The AP Moller-Maersk Group subsidiary also plans to reduce its fleet by up to 20 vessels within 18 months, the first 10 of which are expected to scrapped or sold for conversion by the end of the year.
“We are facing unprecedented market conditions and regrettably we have to further adjust our crew pool. It is an unfortunate but necessary step to safeguard the future of our company,” Maersk Supply Service ceo Jørn Madsen said of the decision to cull 27% of the company’s offshore workforce.
Madsen said the divestment plan was a response to vessels in lay-up, limited trading opportunities and the global over-supply of offshore supply vessels in the industry.
“One of Maersk Supply Service’s prime objectives is to attempt to restore the supply demand balance in the offshore supply market. This is why the vast majority of the divested vessels will be recycled or modified by their new owners to compete outside their present segments,” he said.
In today’s statement, Maersk Supply Service said it would flag its four ‘Stingray’ Subsea Support Vessel new-buildings to the Isle of Man registry.
“A commercial hub will be established in the UK consolidating ownership and operation of the company’s project vessels. This includes the ‘Stingray’ vessels and five existing project vessels that will also be flagged to the Isle of Man registry.”
Maersk Supply Service provides marine services to the oil and gas industry worldwide, including anchor handling in ultra-deep water, mooring installations, rig moves and transport of equipment to drilling rigs and production units.
Its workforce before today’s announcement numbered around 1450 offshore and 260 onshore staff. The 400 redundancies “covering all nationalities” are expected to be finalised by the end of September.

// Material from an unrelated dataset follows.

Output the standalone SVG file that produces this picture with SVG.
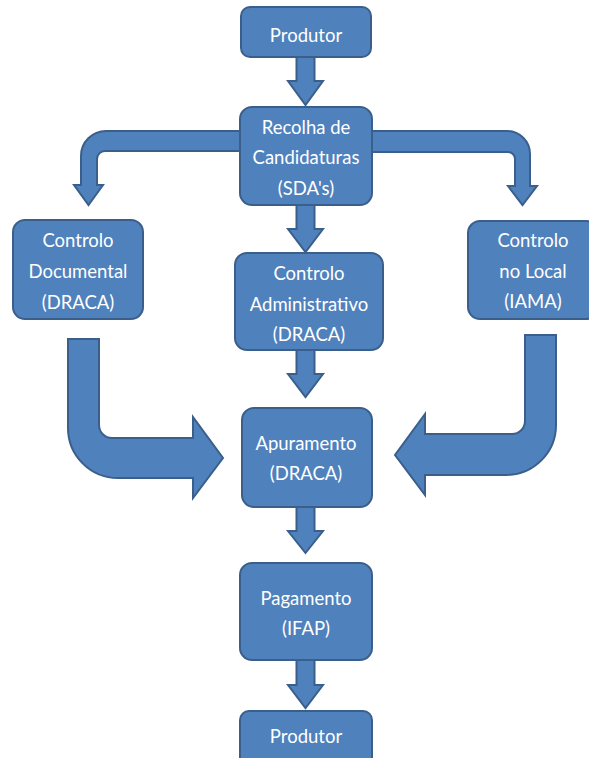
<svg xmlns="http://www.w3.org/2000/svg" width="589" height="758" viewBox="0 0 589 758">
<style>
.shape{fill:#4F81BD;stroke:#3A5F8B;stroke-width:2;stroke-linejoin:miter}
.box{fill:#4F81BD;stroke:#3A5F8B;stroke-width:2}
.t{font-family:Lato,"Open Sans","Liberation Sans",sans-serif;font-size:18.5px;fill:#FFFFFF;text-anchor:middle}
</style>
<rect width="589" height="758" fill="#FFFFFF"/>
<g id="connectors">
<polygon class="shape" points="296.5,57 314.5,57 314.5,81 323,81 305.5,105 288,81 296.5,81"/>
<polygon class="shape" points="296.5,205 314.5,205 314.5,229 323,229 305.5,252 288,229 296.5,229"/>
<polygon class="shape" points="296.5,350 314.5,350 314.5,374 323,374 305.5,397 288,374 296.5,374"/>
<polygon class="shape" points="296.5,507 314.5,507 314.5,531 323,531 305.5,553 288,531 296.5,531"/>
<polygon class="shape" points="296.5,660 314.5,660 314.5,685 323,685 305.5,708 288,685 296.5,685"/>
<path class="shape" d="M240,131 L106,131 A25,25 0 0 0 81,156 L81,185 L74,185 L88.5,205 L103,185 L97,185 L97,159 A8,8 0 0 1 105,151 L240,151 Z"/>
<path class="shape" d="M370,131 L507,131 A23,23 0 0 1 530,154 L530,186 L537,186 L522.5,205 L508,186 L515,186 L515,159 A7,7 0 0 0 508,152 L370,152 Z"/>
<path class="shape" d="M68,339 L99,339 L99,425 A13,13 0 0 0 112,438 L193,438 L193,417 L223,458 L193,498 L193,478 L118,478 A50,50 0 0 1 68,428 Z"/>
<path class="shape" d="M525,335 L556,335 L556,425 A50,50 0 0 1 506,475 L425,475 L425,495 L395,455 L425,414 L425,434 L512,434 A13,13 0 0 0 525,421 Z"/>
</g>
<g id="produtor-top">
<rect class="box" x="241" y="7" width="130" height="50" rx="9"/>
<text class="t" x="306" y="42">Produtor</text>
</g>
<g id="recolha">
<rect class="box" x="240" y="107" width="132" height="98" rx="12"/>
<text class="t" x="306" y="134">Recolha de</text>
<text class="t" x="306" y="164">Candidaturas</text>
<text class="t" x="306" y="195">(SDA's)</text>
</g>
<g id="controlo-documental">
<rect class="box" x="13" y="220" width="130" height="99" rx="12"/>
<text class="t" x="78" y="247">Controlo</text>
<text class="t" x="78" y="278">Documental</text>
<text class="t" x="78" y="309">(DRACA)</text>
</g>
<g id="controlo-administrativo">
<rect class="box" x="235" y="253" width="148" height="97" rx="12"/>
<text class="t" x="309" y="280">Controlo</text>
<text class="t" x="309" y="311">Administrativo</text>
<text class="t" x="309" y="341">(DRACA)</text>
</g>
<g id="controlo-local">
<rect class="box" x="468" y="221" width="130" height="98" rx="12"/>
<text class="t" x="533" y="247">Controlo</text>
<text class="t" x="533" y="278">no Local</text>
<text class="t" x="533" y="308">(IAMA)</text>
</g>
<g id="apuramento">
<rect class="box" x="242" y="408" width="130" height="99" rx="12"/>
<text class="t" x="306" y="450">Apuramento</text>
<text class="t" x="306" y="480">(DRACA)</text>
</g>
<g id="pagamento">
<rect class="box" x="240" y="563" width="132" height="97" rx="12"/>
<text class="t" x="306" y="605">Pagamento</text>
<text class="t" x="306" y="635">(IFAP)</text>
</g>
<g id="produtor-bottom">
<rect class="box" x="240" y="711" width="132" height="60" rx="9"/>
<text class="t" x="306" y="743">Produtor</text>
</g>
</svg>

Headquartered in Lyngby, Denmark, Maersk Supply Service is represented globally with offices in Aberdeen, St. John's, Rio de Janeiro, Lagos, Luanda and Perth. It belongs to the Maersk Group's fifth core business, APM Shipping Services, which apart from Maersk Supply Service consists of Damco, Maersk Tankers and Svitzer.
In 2015, Maersk Supply Service delivered a profit (NOPAT) of $147m.
However, it reported a net loss of $106m in Q2 and the lay up of 13 vessels after flagging a $2m loss in the first quarter of 2016.
In its Q2 statement Maersk Supply Service said the global oversupply of OSVs and a margins “below what is sustainable for the industry in the long run” showed no signs of improvement in the near future.
It noted the disposal of one vessel, the Finder (pictured), as part of its on-going fleet renewal programme and said its total new-build order book stood at 10 vessels with six Anchor Handling Tug Supply vessels (AHTS) and four Subsea Support Vessels (SSV) due for delivery in January 2017 and January 2018.
“Maersk Supply Service has installed and in depth industry study in co-operation with customers and suppliers to define an operating model that accommodates the new oil reality. Simultaneously the company is exploring new revenue streams, investigating ways to take advantage of the distressed markets and actively preparing for new buildings entering the fleet,” the Q2 report said.